The man talk about facts and studies and statistics and the women talks about what they think or how they feel.
Eloy Marroquín Well she had studies to back up her points
Really?
In the test she talks about she think that if you define woman as "emotional", "fragil", etc it´s because bias, she doesn't show any evidence, only assume that, she need to show studies to back up this theory, she simply jump automatically to this conclussion.
Bias is an inclination or outlook to present or hold a partial perspective, often accompanied by a refusal to consider the possible merits of alternative points of view.
So she has a bias
Aside from studies etc, the primary instigator of this gender bias imo is women. They ask for equality, but never want to listen the problems of men, rather because of the social norm and acceptance of men and their masculinity, men's problems are scoffed, ignored, and overlooked. without acknowledgement (ignoring belittling of men's struggles), of the issues of men, men are unwilling to help with the change. This is enacted by the very people wanting change. this is what I'm seeing so far, please correct me if I'm wrong.
Dukkee
I agree that men's issue don't get the attention that they deserve and I think this does a grave disservice to men and boys. However, I think this is a systemic issue. As a society we are just not used to recognising and addressing men's issues and this is something that needs to change.
Yeah then when you call them emotional ironically they get angry and shout and scream I'm not emotional, oh really so what are you doing now lol
I'm still waiting for the science bit . . . .
You and the 15 likes must have not been paying attention. She named off a few scientific studies throughout this presentation.
A few studies does not make it a scientific theory though.
her whole talk was on sociological biases...... do u even know what science encompasses
MEN WORK MORE OVERTIME *
Many women would too if given the opportunity. The only overtime career that I can think of that is probably more female dominated is nurses.

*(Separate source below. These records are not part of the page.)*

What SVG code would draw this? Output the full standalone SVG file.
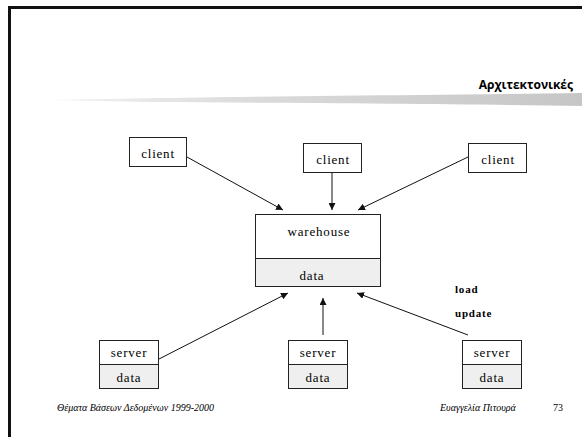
<svg xmlns="http://www.w3.org/2000/svg" width="582" height="437" viewBox="0 0 582 437">
<defs>
<style>
.box{fill:#ffffff;stroke:#222;stroke-width:1}
.dat{fill:#efefef;stroke:#222;stroke-width:1}
.lbl{font-family:'Liberation Serif','DejaVu Serif','Times New Roman',serif;font-size:13px;letter-spacing:0.8px;fill:#000;text-anchor:middle}
.bld{font-family:'Liberation Serif','DejaVu Serif','Times New Roman',serif;font-size:11px;font-weight:bold;letter-spacing:0.8px;fill:#000}
.ft{font-family:'Liberation Serif','DejaVu Serif','Times New Roman',serif;font-size:10px;font-style:italic;fill:#000}
.con{stroke:#111;stroke-width:1;fill:none;marker-end:url(#ah)}
</style>
<marker id="ah" viewBox="0 0 10 10" refX="10" refY="5" markerWidth="7" markerHeight="7" markerUnits="userSpaceOnUse" orient="auto">
<path d="M0,0 L10,5 L0,10 z" fill="#111"/>
</marker>
<linearGradient id="brush" x1="0" y1="0" x2="1" y2="0">
<stop offset="0" stop-color="#f2f2f2"/>
<stop offset="0.4" stop-color="#dadada"/>
<stop offset="1" stop-color="#c6c6c6"/>
</linearGradient>
</defs>
<rect width="582" height="437" fill="#fff"/>
<g id="frame">
<line x1="8" y1="7.5" x2="582" y2="7.5" stroke="#111" stroke-width="3"/>
<line x1="9.5" y1="6" x2="9.5" y2="437" stroke="#111" stroke-width="3"/>
</g>
<g id="title">
<path d="M50,100 C150,98 300,96 420,95 L582,93 L582,106 C470,104 300,103 150,102 Z" fill="url(#brush)"/>
<text x="573" y="89" text-anchor="end" font-family="'Open Sans','DejaVu Sans',sans-serif" font-size="12" font-weight="bold" fill="#000">Αρχιτεκτονικές</text>
</g>
<g id="connectors">
<line class="con" x1="187" y1="157" x2="283" y2="210"/>
<line class="con" x1="332" y1="172" x2="332" y2="210"/>
<line class="con" x1="468" y1="157" x2="358" y2="210"/>
<line class="con" x1="159" y1="359" x2="288" y2="293"/>
<line class="con" x1="323" y1="335" x2="323" y2="298"/>
<line class="con" x1="468" y1="335" x2="357" y2="293"/>
</g>
<g id="client1">
<rect class="box" x="129.5" y="137.5" width="57" height="29"/>
<text class="lbl" x="158" y="158">client</text>
</g>
<g id="client2">
<rect class="box" x="303.5" y="143.5" width="58" height="29"/>
<text class="lbl" x="333" y="164">client</text>
</g>
<g id="client3">
<rect class="box" x="468.5" y="143.5" width="58" height="29"/>
<text class="lbl" x="498" y="164">client</text>
</g>
<g id="warehouse">
<rect class="dat" x="255.5" y="258.5" width="125" height="28"/>
<rect class="box" x="255.5" y="214.5" width="125" height="44"/>
<text class="lbl" x="319" y="236">warehouse</text>
<text class="lbl" x="312" y="280">data</text>
</g>
<g id="server1">
<rect class="box" x="99.5" y="340.5" width="59" height="24"/>
<rect class="dat" x="99.5" y="364.5" width="59" height="24"/>
<text class="lbl" x="129" y="357">server</text>
<text class="lbl" x="129" y="382">data</text>
</g>
<g id="server2">
<rect class="box" x="288.5" y="340.5" width="59" height="24"/>
<rect class="dat" x="288.5" y="364.5" width="59" height="24"/>
<text class="lbl" x="318" y="357">server</text>
<text class="lbl" x="318" y="382">data</text>
</g>
<g id="server3">
<rect class="box" x="462.5" y="340.5" width="59" height="24"/>
<rect class="dat" x="462.5" y="364.5" width="59" height="24"/>
<text class="lbl" x="492" y="357">server</text>
<text class="lbl" x="492" y="382">data</text>
</g>
<g id="labels">
<text class="bld" x="455" y="293">load</text>
<text class="bld" x="455" y="317">update</text>
</g>
<g id="footer">
<text class="ft" x="57" y="411">Θέματα Βάσεων Δεδομένων 1999-2000</text>
<text class="ft" x="440" y="411">Ευαγγελία  Πιτουρά</text>
<text x="553" y="411" font-family="'Liberation Serif','DejaVu Serif',serif" font-size="10" fill="#000">73</text>
</g>
</svg>
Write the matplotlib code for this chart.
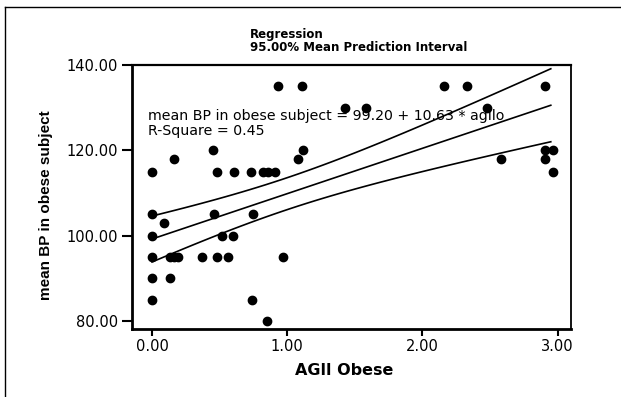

@@kristaanderson8055 lol stop
@@kristaanderson8055 wrong
@@aryanbilakhia9842 Care to enlighten me or shine a light on the matter? Or are you just here to nitpick? If you read the news every once in a while you might hear that Japanese women have worked themselves to death. Overworked from exhaustion. So, you are being really unclear just because you don't have an argument?
@@kristaanderson8055 uh, poorer men and women in poorer countries did or still do that too for big companies in the west like Primark. Are you talking about overtime (more voluntary hours) for a specific job or overtime for a specific career? Well, overtime in the store I work in is available for all, soo......
there are a lot of men in this comment section and it shows
Yeah there's a lot of men on RUclips
Bad title... this is not neuroscience, it's basic psychology 101
Duncan Stroud neuroscience is part of psychology im watching this for tomorrows hwk
Actually, it's Basic Psychosis 101.
I've always had the sense that neuroscience wasn't a legitimate scientific discipline. It seems remarkably incompatible with evolutionary biology.
@@joeschmo5699
How so?
This is feminisim not neuroscience
Absolutely, and i'm sick of it. This "me, too" shite makes us (women) all sound like little, quivering butterflies. This is becoming a cottage industry-the victimization of ____(fill in the blank). Oh, and i agree with the person who noted her obvious bias against the young woman based on, guess what, her looks.
Actually, implicit bias has been studied extensively and the data show that it's quite real.
But what effect does it have in real life? We don't make decisions just from word association.
@@janetwhite7786
_"Oh, and i agree with the person who noted her obvious bias against the young woman based on, guess what, her looks."_
I think that was the whole point no? Don't you understand this was deliberate? The idea is that we all have these biases, regardless of our politics.